In the case, GM filings indicated it made more than 80 tests of driving with only a bare key to prove the cars were safe to drive. The tests involved driving over a pothole four feet wide by seven feet long by five inches deep at 25 miles per hour, driving over a 4-inch high median at an angle and locking up the brakes while driving off the median, and driving around a 4-mile loop “with a series of bumps, swells, railroad crossings,” between 25 to 75 miles per hour. All of the tests described situations where a force outside the car would have bumped the key. There is no indication of a test for a knee bump.
“Based on more than 80 individual tests, including some very severe tests like driving over a railroad crossing at high speed and driving over river rocks, potholes and cobblestones, we concluded that the recalled cars are safe to drive provided just the ignition key is used to operate the vehicle. The results of the tests, all of which are described in our affidavit, speak for themselves,” GM spokesman Jim Cain said in a statement about the tests, which were run in March. He declined to say whether or not GM would conduct tests for a knee bumps in the future.
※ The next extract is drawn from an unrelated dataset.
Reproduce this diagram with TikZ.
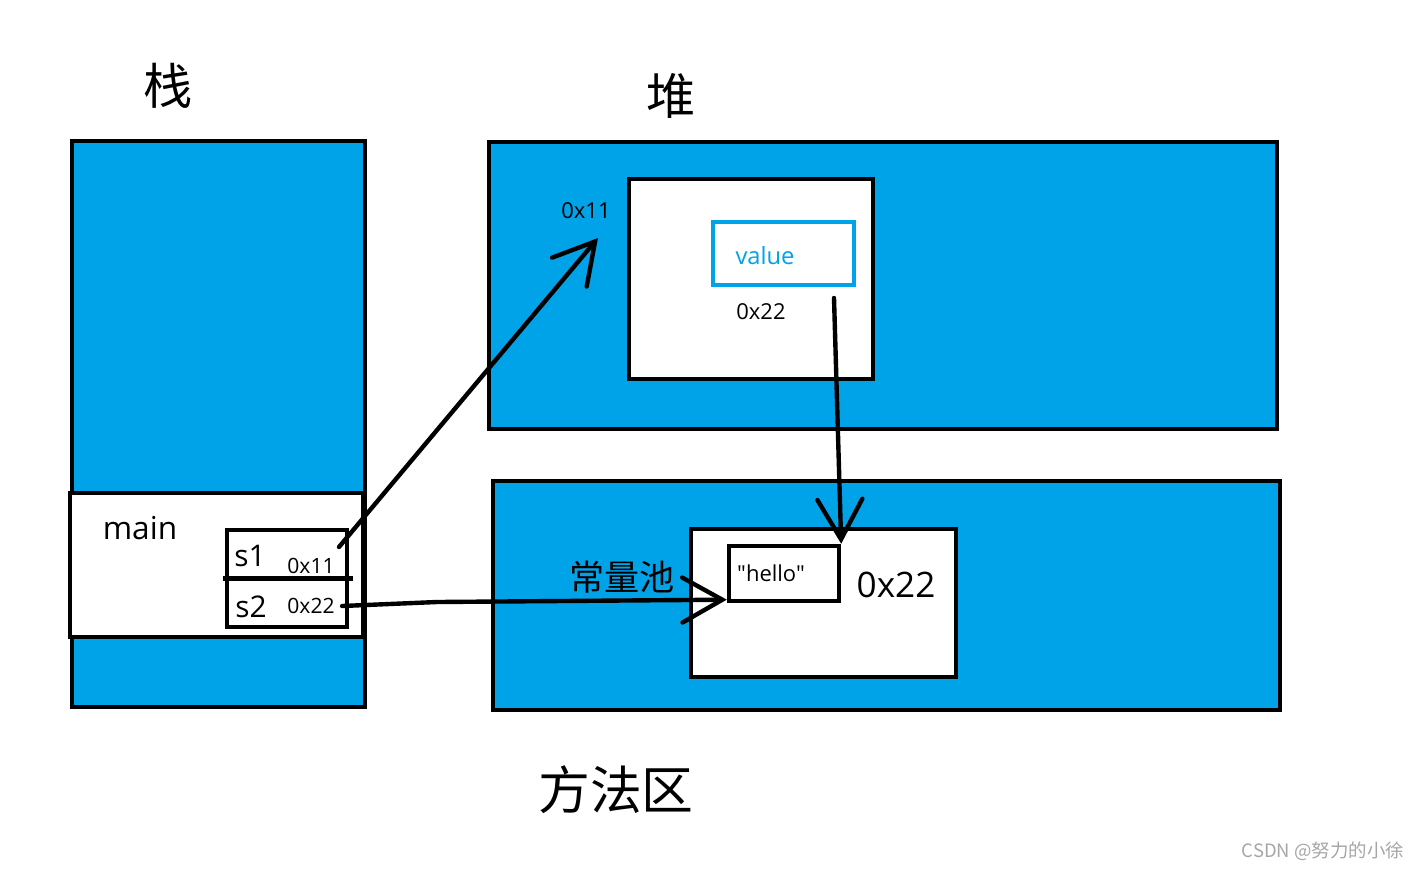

Safety advocates continue to push GM to test for knee bumps.
“They should have run that test because that’s one of the known failure problems,” said Clarence Ditlow, executive director of the Center for Automotive Safety.
According to documents submitted to congressional investigators by GM and parts supplier Delphi, GM test drivers and customers have repeatedly experienced incidents where they accidentally bumped the key and turned off cars involved in the recall.
A GM document introduced last year during a lawsuit claimed 6-foot-3-inch GM driver Onassis Matthews inadvertently turned the ignition key off with his knee while test driving a Saturn Ion in February 2004. A February 2005 service bulletin also told dealers to watch out for shorter drivers who may pull the seat up close to the steering wheel, increasing the chances of them bumping the ignition with their knee.
The National Highway Traffic Safety Administration (NHTSA), has advised drivers to follow GM’s advice and drive with only the key in the ignition with no key ring attached. It has yet to respond to Reuters’ requests for comment about the risks of accidental knee knocking.